"""
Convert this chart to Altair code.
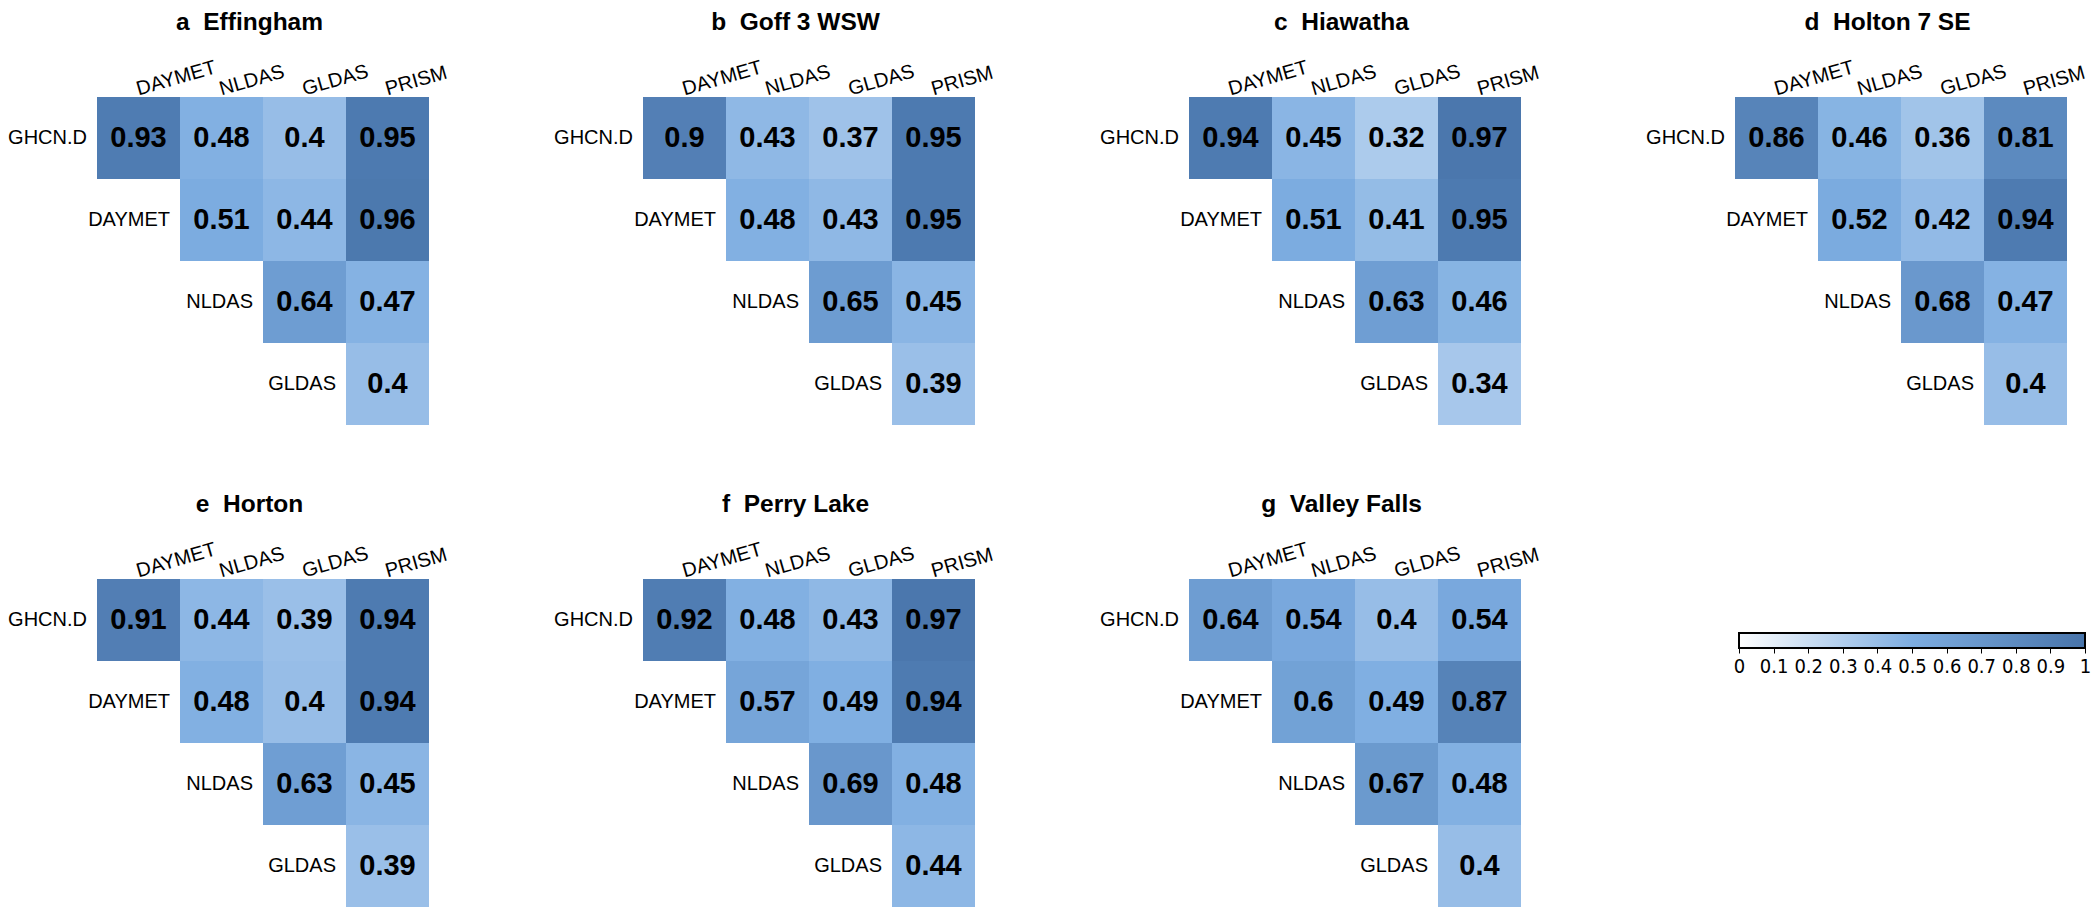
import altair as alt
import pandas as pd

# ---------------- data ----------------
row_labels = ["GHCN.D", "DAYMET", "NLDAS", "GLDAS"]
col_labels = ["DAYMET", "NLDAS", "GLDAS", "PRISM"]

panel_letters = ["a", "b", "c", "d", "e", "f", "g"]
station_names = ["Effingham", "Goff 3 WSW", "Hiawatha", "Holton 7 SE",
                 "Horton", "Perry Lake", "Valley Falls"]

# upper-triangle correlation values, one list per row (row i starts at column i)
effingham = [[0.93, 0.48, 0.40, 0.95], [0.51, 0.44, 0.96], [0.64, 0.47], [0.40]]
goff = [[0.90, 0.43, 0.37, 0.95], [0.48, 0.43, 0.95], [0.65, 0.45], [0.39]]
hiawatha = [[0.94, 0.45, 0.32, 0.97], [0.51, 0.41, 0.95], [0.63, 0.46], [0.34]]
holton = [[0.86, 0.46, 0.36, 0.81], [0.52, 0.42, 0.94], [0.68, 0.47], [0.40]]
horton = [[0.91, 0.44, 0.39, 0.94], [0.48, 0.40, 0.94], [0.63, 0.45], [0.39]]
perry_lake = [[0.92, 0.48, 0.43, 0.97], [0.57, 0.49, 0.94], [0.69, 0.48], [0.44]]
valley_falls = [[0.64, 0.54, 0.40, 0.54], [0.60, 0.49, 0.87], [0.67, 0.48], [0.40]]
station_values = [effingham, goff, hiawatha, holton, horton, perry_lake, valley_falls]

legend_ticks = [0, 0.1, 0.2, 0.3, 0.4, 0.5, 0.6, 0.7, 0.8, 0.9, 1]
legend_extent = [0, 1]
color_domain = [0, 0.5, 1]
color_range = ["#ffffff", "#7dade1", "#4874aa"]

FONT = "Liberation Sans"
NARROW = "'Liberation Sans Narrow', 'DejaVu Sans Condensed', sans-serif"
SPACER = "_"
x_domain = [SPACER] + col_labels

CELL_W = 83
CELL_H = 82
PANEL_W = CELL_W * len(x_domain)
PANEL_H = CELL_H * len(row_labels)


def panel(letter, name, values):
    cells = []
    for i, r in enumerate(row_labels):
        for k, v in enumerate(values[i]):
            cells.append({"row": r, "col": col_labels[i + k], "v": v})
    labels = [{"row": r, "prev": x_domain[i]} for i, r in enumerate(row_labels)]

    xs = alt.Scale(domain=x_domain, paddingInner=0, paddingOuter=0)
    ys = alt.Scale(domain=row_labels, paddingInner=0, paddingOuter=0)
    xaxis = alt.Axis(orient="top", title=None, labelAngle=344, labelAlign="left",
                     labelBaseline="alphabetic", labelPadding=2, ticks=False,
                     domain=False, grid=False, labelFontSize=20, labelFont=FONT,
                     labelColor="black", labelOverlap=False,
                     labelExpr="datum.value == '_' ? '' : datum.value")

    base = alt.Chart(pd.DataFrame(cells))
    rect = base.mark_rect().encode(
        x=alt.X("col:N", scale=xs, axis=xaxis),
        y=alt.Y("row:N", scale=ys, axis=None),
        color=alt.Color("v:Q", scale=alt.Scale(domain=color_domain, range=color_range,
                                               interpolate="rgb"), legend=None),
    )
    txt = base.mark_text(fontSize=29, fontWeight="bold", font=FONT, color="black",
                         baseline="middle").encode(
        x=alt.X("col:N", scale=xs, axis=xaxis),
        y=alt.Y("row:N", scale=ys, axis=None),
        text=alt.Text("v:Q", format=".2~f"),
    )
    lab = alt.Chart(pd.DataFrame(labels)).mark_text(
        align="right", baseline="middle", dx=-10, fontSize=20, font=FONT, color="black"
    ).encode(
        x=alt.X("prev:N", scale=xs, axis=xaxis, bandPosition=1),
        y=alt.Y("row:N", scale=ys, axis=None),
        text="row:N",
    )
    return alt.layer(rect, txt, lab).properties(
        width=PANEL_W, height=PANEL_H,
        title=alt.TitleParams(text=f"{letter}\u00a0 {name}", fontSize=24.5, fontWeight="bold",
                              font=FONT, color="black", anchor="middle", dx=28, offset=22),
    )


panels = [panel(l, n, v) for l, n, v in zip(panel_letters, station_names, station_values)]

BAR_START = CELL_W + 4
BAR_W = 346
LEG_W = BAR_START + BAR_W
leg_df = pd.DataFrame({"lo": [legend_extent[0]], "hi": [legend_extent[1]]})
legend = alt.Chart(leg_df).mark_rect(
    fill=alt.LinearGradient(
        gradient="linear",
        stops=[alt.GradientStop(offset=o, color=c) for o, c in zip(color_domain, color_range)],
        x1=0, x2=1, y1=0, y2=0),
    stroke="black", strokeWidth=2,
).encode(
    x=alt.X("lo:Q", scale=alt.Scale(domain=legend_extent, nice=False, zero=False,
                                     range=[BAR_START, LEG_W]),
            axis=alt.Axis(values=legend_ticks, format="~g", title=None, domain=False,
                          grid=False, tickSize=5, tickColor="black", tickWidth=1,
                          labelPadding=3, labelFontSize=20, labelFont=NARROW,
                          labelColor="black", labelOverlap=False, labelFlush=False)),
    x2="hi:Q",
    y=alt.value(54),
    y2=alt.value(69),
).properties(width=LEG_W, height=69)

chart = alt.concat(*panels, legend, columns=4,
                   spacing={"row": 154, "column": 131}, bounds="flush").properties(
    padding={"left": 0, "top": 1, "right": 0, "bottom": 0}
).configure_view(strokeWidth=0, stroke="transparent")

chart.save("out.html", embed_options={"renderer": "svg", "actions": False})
"""
"""
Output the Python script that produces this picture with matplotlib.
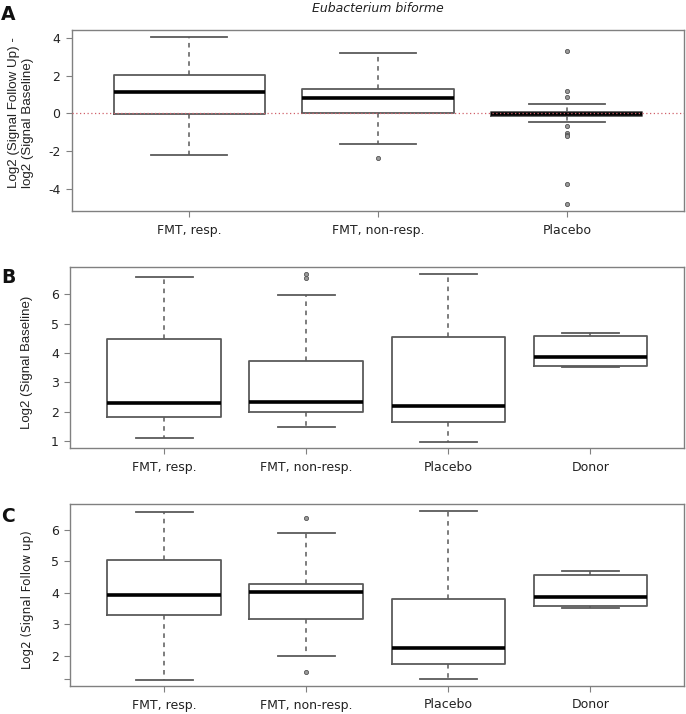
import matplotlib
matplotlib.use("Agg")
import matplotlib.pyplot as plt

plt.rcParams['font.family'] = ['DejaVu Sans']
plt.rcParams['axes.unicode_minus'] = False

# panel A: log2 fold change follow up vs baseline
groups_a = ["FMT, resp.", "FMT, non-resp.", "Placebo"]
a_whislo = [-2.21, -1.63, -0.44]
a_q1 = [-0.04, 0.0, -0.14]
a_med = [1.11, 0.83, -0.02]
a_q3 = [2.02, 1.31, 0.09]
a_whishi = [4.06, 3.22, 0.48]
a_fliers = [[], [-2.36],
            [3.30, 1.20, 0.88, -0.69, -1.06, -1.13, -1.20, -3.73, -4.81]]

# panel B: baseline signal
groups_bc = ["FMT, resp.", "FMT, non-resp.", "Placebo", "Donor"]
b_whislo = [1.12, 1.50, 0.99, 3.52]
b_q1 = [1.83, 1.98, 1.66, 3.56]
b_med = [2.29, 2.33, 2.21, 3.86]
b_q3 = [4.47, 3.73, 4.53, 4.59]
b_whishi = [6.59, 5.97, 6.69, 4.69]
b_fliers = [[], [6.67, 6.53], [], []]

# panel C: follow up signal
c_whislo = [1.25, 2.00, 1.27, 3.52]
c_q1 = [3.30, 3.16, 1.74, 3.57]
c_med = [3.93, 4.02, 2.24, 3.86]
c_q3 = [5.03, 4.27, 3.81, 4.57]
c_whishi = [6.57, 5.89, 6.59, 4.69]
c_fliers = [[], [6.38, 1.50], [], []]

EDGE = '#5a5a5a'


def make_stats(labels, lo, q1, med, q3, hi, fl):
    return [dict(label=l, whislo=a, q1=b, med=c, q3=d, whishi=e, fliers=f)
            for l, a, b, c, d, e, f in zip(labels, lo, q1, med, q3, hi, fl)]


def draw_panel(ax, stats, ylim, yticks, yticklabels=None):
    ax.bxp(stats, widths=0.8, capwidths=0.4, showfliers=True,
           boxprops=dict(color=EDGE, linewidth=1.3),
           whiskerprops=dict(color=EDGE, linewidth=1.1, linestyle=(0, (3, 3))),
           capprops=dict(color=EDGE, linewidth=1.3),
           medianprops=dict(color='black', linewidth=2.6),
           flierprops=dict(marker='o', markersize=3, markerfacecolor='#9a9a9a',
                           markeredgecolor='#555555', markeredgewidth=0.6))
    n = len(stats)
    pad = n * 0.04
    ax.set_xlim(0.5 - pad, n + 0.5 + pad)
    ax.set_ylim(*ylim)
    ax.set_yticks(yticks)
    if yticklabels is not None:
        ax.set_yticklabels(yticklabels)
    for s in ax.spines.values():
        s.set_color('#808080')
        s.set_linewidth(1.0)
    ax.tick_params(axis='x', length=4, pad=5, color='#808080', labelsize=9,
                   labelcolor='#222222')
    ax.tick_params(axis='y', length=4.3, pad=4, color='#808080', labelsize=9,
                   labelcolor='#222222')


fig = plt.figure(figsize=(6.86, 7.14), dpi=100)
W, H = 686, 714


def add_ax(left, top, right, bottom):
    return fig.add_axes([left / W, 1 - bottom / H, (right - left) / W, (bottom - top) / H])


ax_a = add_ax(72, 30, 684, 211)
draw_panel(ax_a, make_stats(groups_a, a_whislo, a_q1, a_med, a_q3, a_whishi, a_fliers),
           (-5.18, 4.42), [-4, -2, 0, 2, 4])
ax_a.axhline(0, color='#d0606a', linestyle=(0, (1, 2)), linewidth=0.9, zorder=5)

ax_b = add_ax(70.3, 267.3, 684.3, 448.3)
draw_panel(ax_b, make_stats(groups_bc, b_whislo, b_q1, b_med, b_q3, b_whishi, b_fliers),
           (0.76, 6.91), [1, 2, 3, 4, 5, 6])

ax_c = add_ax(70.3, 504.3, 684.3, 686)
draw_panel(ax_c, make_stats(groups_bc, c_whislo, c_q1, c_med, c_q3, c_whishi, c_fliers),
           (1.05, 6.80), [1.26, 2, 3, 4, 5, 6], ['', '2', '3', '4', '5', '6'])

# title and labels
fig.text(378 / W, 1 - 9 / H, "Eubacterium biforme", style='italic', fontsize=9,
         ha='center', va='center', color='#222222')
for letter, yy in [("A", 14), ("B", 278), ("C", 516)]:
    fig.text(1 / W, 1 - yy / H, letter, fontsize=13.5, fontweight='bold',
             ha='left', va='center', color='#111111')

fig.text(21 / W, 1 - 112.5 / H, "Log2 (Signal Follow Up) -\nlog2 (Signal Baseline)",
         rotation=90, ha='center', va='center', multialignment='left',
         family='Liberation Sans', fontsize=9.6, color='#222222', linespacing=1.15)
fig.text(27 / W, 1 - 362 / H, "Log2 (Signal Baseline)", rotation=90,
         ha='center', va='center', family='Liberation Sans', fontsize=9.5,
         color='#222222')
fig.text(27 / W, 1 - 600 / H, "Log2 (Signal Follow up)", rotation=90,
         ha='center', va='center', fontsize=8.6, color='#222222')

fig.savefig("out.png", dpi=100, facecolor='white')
"""
Everything from the line with "Output the Python" down to the line with "plt.rcParams['axes.unicode_minus'] = False" in the data above should be copied exactly, with both end lines kept and the pictures left out.

Output the Python script that produces this picture with matplotlib.
import matplotlib
matplotlib.use("Agg")
import matplotlib.pyplot as plt

plt.rcParams['font.family'] = ['DejaVu Sans']
plt.rcParams['axes.unicode_minus'] = False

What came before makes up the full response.